In the AWS Management Console, open the IAM console and choose Roles, Create role.

On the Create role page, choose AWS Service and EC2. Choose Next: Permissions.

On the permissions page, choose Create policy. This brings you to a new window to create the policy. Don’t close the old tab, as you return to it in a moment.

The policy that you create in this step defines the permissions for entities that assume the role. Add a policy document that allows various entities (Amazon ES in this case) to publish to your SNS topic.

On the Create policy page, choose the JSON tab and copy-paste to replace the JSON text with the following code. Replace the sns-topic-arn in the code with the ARN for the topic that you created earlier. After you have done this, choose Review policy.

{
  "Version": "2012-10-17",
  "Statement": [{
    "Effect": "Allow",
    "Action": "sns:Publish",
    "Resource": "sns-topic-arn"
  }]
}

On the Review policy page, give your policy a name. I chose SensorAlertingPolicy in this example. Choose Create policy.

Return to the Create role window or tab. Use the refresh button to reload the policies and type the name of your policy in the search box. Select the check box next to your policy. Choose Next: Tags, then choose Next: Review. You can also add tags to make your role easier to search.

On the Review page, give your role a name. I used SensorAlertingRole in this example. Choose Create role.
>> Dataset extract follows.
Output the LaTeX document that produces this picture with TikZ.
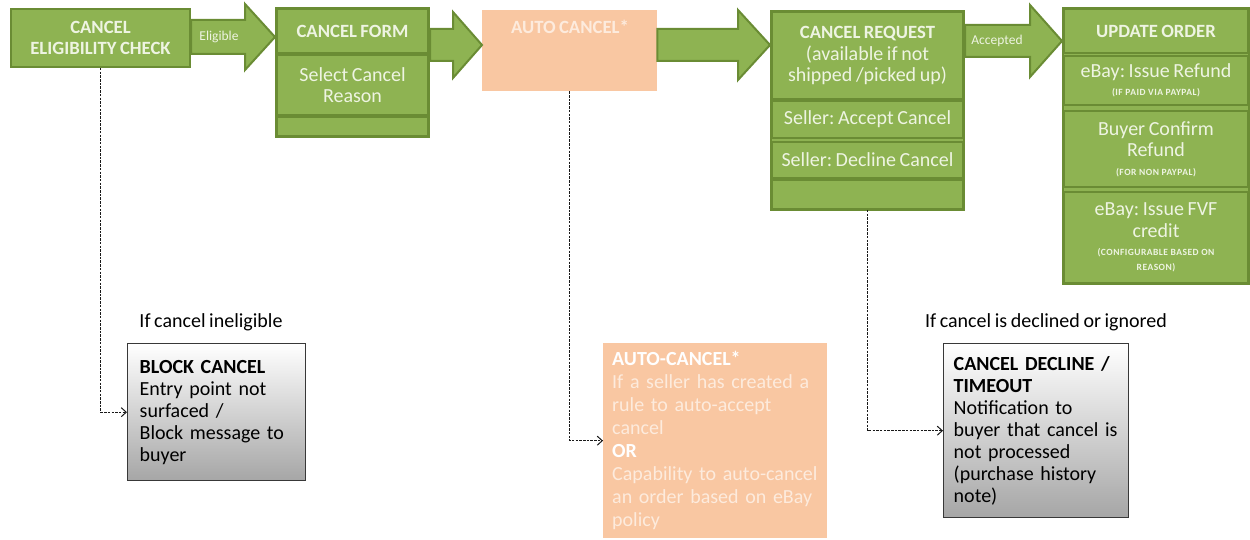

To change the trusted entity for the role to Amazon ES, in the IAM console, choose Roles. Type SensorAlertingRole in the search box, and choose the link (not the check box) to view that role. Choose Trust relationships, Edit trust relationship.

Edit the Policy Document code to replace ec2.amazonaws.com with es.amazonaws.com. Your completed policy document should look like the following code example:

{
  "Version": "2012-10-17",
  "Statement": [
    {
      "Effect": "Allow",
      "Principal": {
        "Service": "es.amazonaws.com"
      },
      "Action": "sts:AssumeRole"
    }
  ]
}

Choose Update Trust Policy. Make a note of your role ARN, as you refer to it again.

Step 3: Set up Amazon ES alerting

I pointed my IoT sensor simulator at my Amazon ES domain. This creates data that serves as the basis for the monitors and alerts. To do this yourself, navigate to your Kibana endpoint in your browser and choose Alerting in the left navigation pane. At the top of the window, choose Destinations, Add Destination.

In the Add Destination dialog, give your destination a name. For Type, choose SNS, and set the SNS topic ARN to the topic ARN that you created in Step 1. Set the IAM role ARN to the role ARN that you created in Step 2. Choose Create. You can set as many destinations as you like, allowing you to alert multiple people in the event of a problem.

Step 4: Set up a monitor

Monitors in Open Distro for Amazon ES allow you to specify a value to monitor. You can select the value either graphically or by specifying an Amazon ES query. You define a monitor first and then define triggers for the monitored value.

In Kibana, choose Monitors, Create Monitor.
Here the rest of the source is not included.